** What is required **
Write out the opening lines of the data word for word, up to and including the line with "const yTicks = [0, 0.25, 0.5, 0.75, 1, 1.25, 1.5];", and leave every picture and every later line out.

Rows from a dataset of charts and code:

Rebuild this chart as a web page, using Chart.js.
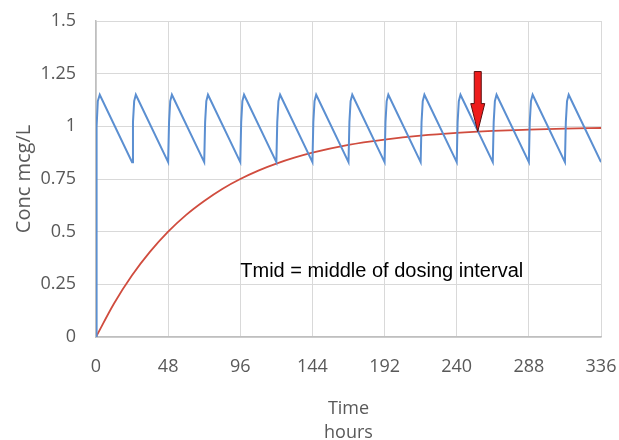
<!DOCTYPE html>
<html>
<head>
<meta charset="utf-8">
<script src="https://cdn.jsdelivr.net/npm/chart.js@4"></script>
<style>
  html, body { margin: 0; padding: 0; background: #fff; }
  #wrap { width: 619px; height: 440px; }
</style>
</head>
<body>
<div id="wrap"><canvas id="concChart" width="619" height="440"></canvas></div>
<script>
// --- Data ---
const xTicks = [0, 48, 96, 144, 192, 240, 288, 336];
const yTicks = [0, 0.25, 0.5, 0.75, 1, 1.25, 1.5];

// blue: repeated dosing every 24 h (trough, rise, peak ...)
const blueTime = [0, 0.4, 1.2, 2.5,
  24, 24.6, 25.4, 26.5, 48, 48.6, 49.4, 50.5, 72, 72.6, 73.4, 74.5, 96, 96.6, 97.4, 98.5,
  120, 120.6, 121.4, 122.5, 144, 144.6, 145.4, 146.5, 168, 168.6, 169.4, 170.5,
  192, 192.6, 193.4, 194.5, 216, 216.6, 217.4, 218.5, 240, 240.6, 241.4, 242.5,
  264, 264.6, 265.4, 266.5, 288, 288.6, 289.4, 290.5, 312, 312.6, 313.4, 314.5, 336];
const blueConc = [0, 1.0, 1.12, 1.15,
  0.83, 1.02, 1.12, 1.15, 0.83, 1.02, 1.12, 1.15, 0.83, 1.02, 1.12, 1.15, 0.83, 1.02, 1.12, 1.15,
  0.83, 1.02, 1.12, 1.15, 0.83, 1.02, 1.12, 1.15, 0.83, 1.02, 1.12, 1.15,
  0.83, 1.02, 1.12, 1.15, 0.83, 1.02, 1.12, 1.15, 0.83, 1.02, 1.12, 1.15,
  0.83, 1.02, 1.12, 1.15, 0.83, 1.02, 1.12, 1.15, 0.83, 1.02, 1.12, 1.15, 0.83];

// red: accumulation curve
const redTime = [0, 12, 24, 36, 48, 60, 72, 84, 96, 108, 120, 132, 144, 168, 192, 216, 240, 264, 288, 312, 336];
const redConc = [0, 0.159, 0.293, 0.405, 0.5, 0.58, 0.646, 0.703, 0.75, 0.79, 0.823, 0.851, 0.875, 0.912, 0.937, 0.956, 0.969, 0.978, 0.984, 0.989, 0.992];

// arrow and note
const arrowTime = 254;
const arrowFrom = 1.26;
const arrowTo = 0.975;
const noteText = 'Tmid = middle of dosing interval';
const noteTime = 96;
const noteConc = 0.31;

const toPoints = (xs, ys) => xs.map((x, i) => ({ x: x, y: ys[i] }));

const tickFont = { family: "'Open Sans', sans-serif", size: 18 };
const tickColor = '#595959';
const gridColor = '#d9d9d9';

// --- Arrow + text annotation ---
const annotations = {
  id: 'annotations',
  afterDatasetsDraw(chart) {
    const { ctx, scales } = chart;
    const x = scales.x.getPixelForValue(arrowTime);
    const yTop = scales.y.getPixelForValue(arrowFrom);
    const yTip = scales.y.getPixelForValue(arrowTo);
    const shaft = 3.5, head = 7, headLen = 28;
    ctx.save();
    ctx.beginPath();
    ctx.moveTo(x - shaft, yTop);
    ctx.lineTo(x + shaft, yTop);
    ctx.lineTo(x + shaft, yTip - headLen);
    ctx.lineTo(x + head, yTip - headLen);
    ctx.lineTo(x, yTip);
    ctx.lineTo(x - head, yTip - headLen);
    ctx.lineTo(x - shaft, yTip - headLen);
    ctx.closePath();
    ctx.fillStyle = '#ee1c1c';
    ctx.fill();
    ctx.lineWidth = 1;
    ctx.strokeStyle = '#5a1010';
    ctx.stroke();

    ctx.font = "20px 'Liberation Sans', Arial, sans-serif";
    ctx.fillStyle = '#000';
    ctx.textAlign = 'left';
    ctx.textBaseline = 'middle';
    ctx.fillText(noteText, scales.x.getPixelForValue(noteTime), scales.y.getPixelForValue(noteConc));
    ctx.restore();
  }
};

new Chart(document.getElementById('concChart'), {
  type: 'line',
  data: {
    datasets: [
      {
        label: 'Repeated dosing',
        data: toPoints(blueTime, blueConc),
        borderColor: '#5b8fd1',
        borderWidth: 2,
        pointRadius: 0,
        tension: 0,
        fill: false
      },
      {
        label: 'Accumulation',
        data: toPoints(redTime, redConc),
        borderColor: '#d04c3e',
        borderWidth: 1.8,
        pointRadius: 0,
        cubicInterpolationMode: 'monotone',
        fill: false
      }
    ]
  },
  plugins: [annotations],
  options: {
    responsive: false,
    animation: false,
    layout: { padding: { left: 4, right: 18, top: 21, bottom: 0 } },
    plugins: { legend: { display: false }, tooltip: { enabled: false } },
    scales: {
      x: {
        type: 'linear',
        min: 0,
        max: 336,
        afterBuildTicks: (axis) => { axis.ticks = xTicks.map(v => ({ value: v })); },
        afterFit: (axis) => { axis.paddingRight = 0; axis.height = 103; },
        ticks: { font: tickFont, color: tickColor, maxRotation: 0, padding: 19, callback: (v) => String(v) },
        grid: { color: gridColor, drawTicks: false, lineWidth: 1 },
        border: { color: '#bfbfbf', width: 1.5 },
        title: {
          display: true,
          text: ['Time', 'hours'],
          font: { family: "'Open Sans', sans-serif", size: 18, lineHeight: 1.35 },
          color: tickColor,
          padding: { top: 9, bottom: -5 }
        }
      },
      y: {
        min: 0,
        max: 1.5,
        afterBuildTicks: (axis) => { axis.ticks = yTicks.map(v => ({ value: v })); },
        afterFit: (axis) => { axis.width = 92; axis.paddingTop = 0; axis.paddingBottom = 0; },
        ticks: { font: tickFont, color: tickColor, padding: 20, callback: (v) => String(v) },
        grid: { color: gridColor, drawTicks: false, lineWidth: 1 },
        border: { color: '#bfbfbf', width: 1.5 },
        title: {
          display: true,
          text: 'Conc mcg/L',
          font: { family: "'Open Sans', sans-serif", size: 20 },
          color: tickColor,
          padding: { top: 8, bottom: 0 }
        }
      }
    }
  }
});
</script>
</body>
</html>
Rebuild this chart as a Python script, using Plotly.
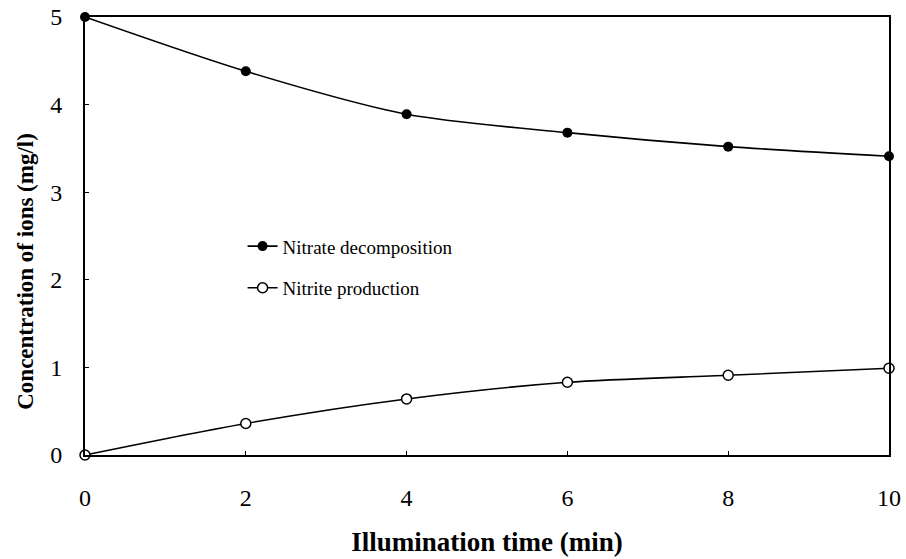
import plotly.graph_objects as go

# Illumination time (min)
time_min = [0, 2, 4, 6, 8, 10]

# Ion concentrations (mg/l)
nitrate = [5.0, 4.38, 3.89, 3.68, 3.52, 3.41]
nitrite = [0.0, 0.36, 0.64, 0.83, 0.91, 0.99]

x_ticks = [0, 2, 4, 6, 8, 10]
y_ticks = [0, 1, 2, 3, 4, 5]

serif = "Liberation Serif, Times New Roman, serif"

fig = go.Figure()

fig.add_trace(go.Scatter(
    x=time_min, y=nitrate, name="Nitrate decomposition",
    mode="lines+markers", line=dict(color="black", width=1.6, shape="spline", smoothing=0.8),
    marker=dict(symbol="circle", size=10, color="black"),
    legendgroup="a", cliponaxis=False,
))
fig.add_trace(go.Scatter(
    x=time_min, y=nitrite, name="Nitrite production",
    mode="lines+markers", line=dict(color="black", width=1.6, shape="spline", smoothing=0.8),
    marker=dict(symbol="circle", size=10, color="white", line=dict(color="black", width=1.5)),
    legendgroup="b", cliponaxis=False,
))

# vertical axis title, placed as a rotated annotation
fig.add_annotation(
    text="<b>Concentration of ions (mg/l)</b>",
    xref="paper", yref="paper", x=-0.075, y=0.42,
    xanchor="center", yanchor="middle", textangle=-90, showarrow=False,
    font=dict(size=23, family=serif, color="black"),
)

fig.update_layout(
    width=906, height=559,
    margin=dict(l=85, r=17, t=17, b=104, autoexpand=False),
    paper_bgcolor="white", plot_bgcolor="white",
    font=dict(family=serif, color="black"),
    showlegend=True,
    legend=dict(
        x=0.196, y=0.52, xanchor="left", yanchor="top",
        bgcolor="rgba(0,0,0,0)", font=dict(size=19, family=serif),
        traceorder="grouped", tracegroupgap=14,
    ),
    xaxis=dict(
        range=[0, 10], tickvals=x_ticks, ticktext=[str(v) for v in x_ticks],
        showline=True, linecolor="black", linewidth=2, mirror=True,
        showgrid=False, zeroline=False, automargin=False,
        ticks="inside", ticklen=4, tickcolor="black",
        tickfont=dict(size=24, family=serif), ticklabelstandoff=20,
        title=dict(text="<b>Illumination time (min)</b>", font=dict(size=27, family=serif), standoff=22),
    ),
    yaxis=dict(
        range=[0, 5], tickvals=y_ticks, ticktext=[str(v) for v in y_ticks],
        showline=True, linecolor="black", linewidth=2, mirror=True,
        showgrid=False, zeroline=False, automargin=False,
        ticks="inside", ticklen=4, tickcolor="black",
        tickfont=dict(size=24, family=serif), ticklabelstandoff=16,
    ),
)

fig.write_html("out.html")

** Result **
Rebuild this chart as a web page, using Chart.js.
<!DOCTYPE html>
<html>
<head>
<meta charset="utf-8">
<script src="https://cdn.jsdelivr.net/npm/chart.js@4"></script>
<style>
  html, body { margin: 0; padding: 0; background: #fff; }
  #wrap { width: 619px; height: 440px; }
</style>
</head>
<body>
<div id="wrap"><canvas id="concChart" width="619" height="440"></canvas></div>
<script>
// --- Data ---
const xTicks = [0, 48, 96, 144, 192, 240, 288, 336];
const yTicks = [0, 0.25, 0.5, 0.75, 1, 1.25, 1.5];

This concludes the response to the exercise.